24.11.2023 | Seit dem 19. November 2023, dem Tag, an dem die Urnen für die zweiten Wahlgänge der Ständeratswahlen in fünf Kantonen geschlossen wurden, ist klar, wie die politischen Kräfteverhältnisse im Schweizer Parlament für die nächsten vier Jahre aussehen. Ja, aber wie denn? Auf den ersten Blick scheint es keinen klaren Trend zu geben. Der Versuch einer Bestandesaufnahme und eines Ausblicks aus linker Sicht.

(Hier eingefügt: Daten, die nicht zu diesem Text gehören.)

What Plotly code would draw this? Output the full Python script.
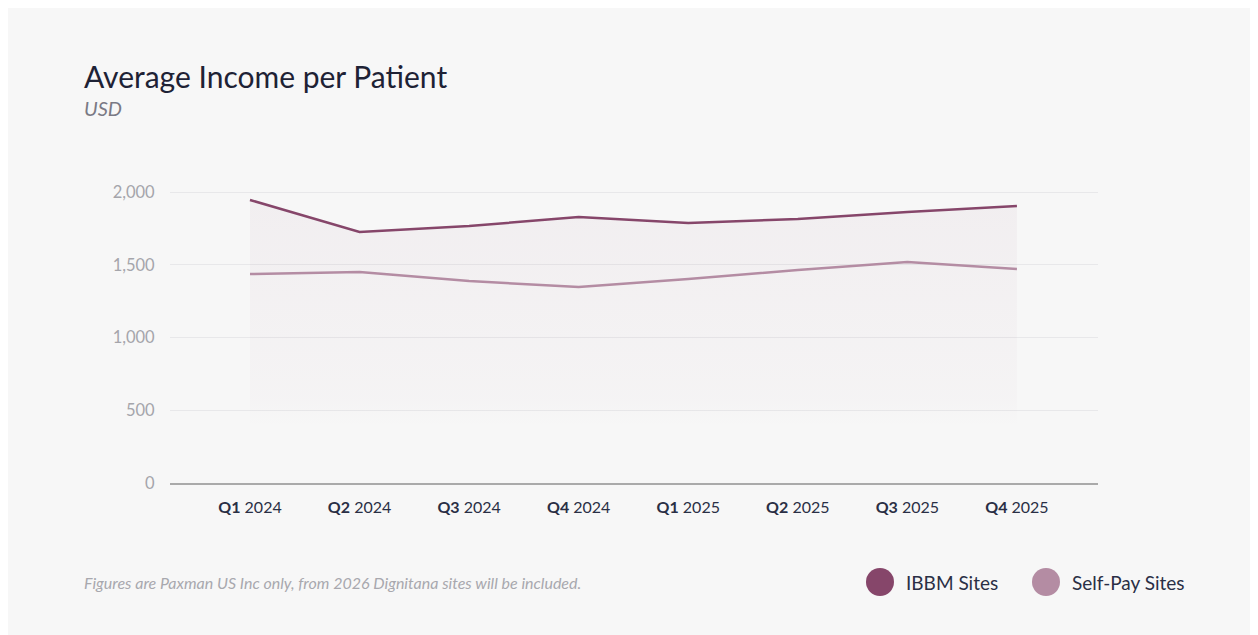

Die nationalen Wahlen 2019 waren für Schweizer Verhältnisse in vielerlei Hinsicht aussergewöhnlich. Die dominierenden Themen Klimaschutz und Feminismus sowie die damit einhergehende Beteiligung neuer Bevölkerungsschichten führten zu grösseren Verschiebungen. Angetrieben durch grosse Proteste der Klima-Bewegung und die damit ausgelöste Diskursverschiebung legten die Grünen und die Grünliberalen massiv zu und kamen auf einen Wähler:innen-Anteil von 13,2% (+6,1%) bzw. 7,8% (+3,2%). Gleichzeitig wurden – im Zuge des grössten Frauenstreik seit 1991 mit über 500’000 Teilnehmer:innen schweizweit – so viele Frauen wie noch nie in National- (42%) und Ständerat (26%) gewählt. Die rechtsnationale SVP, die seit 1995 (mit Ausnahme von leichten Verlusten 2011) bei allen nationalen Wahlen stets zugelegt hatte und zuletzt auf 29,4% (2015) gekommen war, verlor deutlich (-3,8%). Dramatisch waren die Wahlen 2019 für die Sozialdemokratie. Die SP verlor 2% und fuhr mit 16,8% das schlechteste Ergebnis seit der Einführung des Proporzwahlrechts 100 Jahre zuvor ein. Dennoch wurde das linke Lager unter dem Strich gestärkt: SP und Grüne kamen mit linken Kleinparteien auf 69 Stimmen im Nationalrat. So stark war die vereinigte Linke seit 2003 nie mehr gewesen. SP und Grüne vereinigten 30% der Stimmen auf sich – das beste Ergebnis seit 16 Jahren.
Diese historische Tendenz muss im Kopf haben, wer die Wahlen 2023 analysiert. Auch wenn in den Medien in den letzten Wochen viel über die Niederlage der Grünen und den Sieg der SVP geschrieben wurde, Fakt ist: Die Grünen haben das zweitbeste Ergebnis ihrer Geschichte eingefahren. Und die SVP hat «nur» gut die Hälfte der Verluste von vor vier Jahren kompensiert. Das linke Lager kommt dank dem Sieg der SP (+1,5%) auf 28.1% und 64 Sitze im Nationalrat. Im 46-köpfigen Ständerat konnte die SP neun Sitze halten und trotz vieler Rücktritte in «Swing States» einen Generationenwechsel vollziehen. Der Frauenanteil sank im Nationalrat zwar leicht (38,5%), stieg im Ständerat aber auf den höchsten Wert aller Zeiten (28,3%). Unter dem Strich wurden die Ergebnisse von vor vier Jahren zwar leicht korrigiert. Aber in der längeren Betrachtung war 2023 aus linker Sicht eher eine Bestätigungswahl als eine Trendumkehr.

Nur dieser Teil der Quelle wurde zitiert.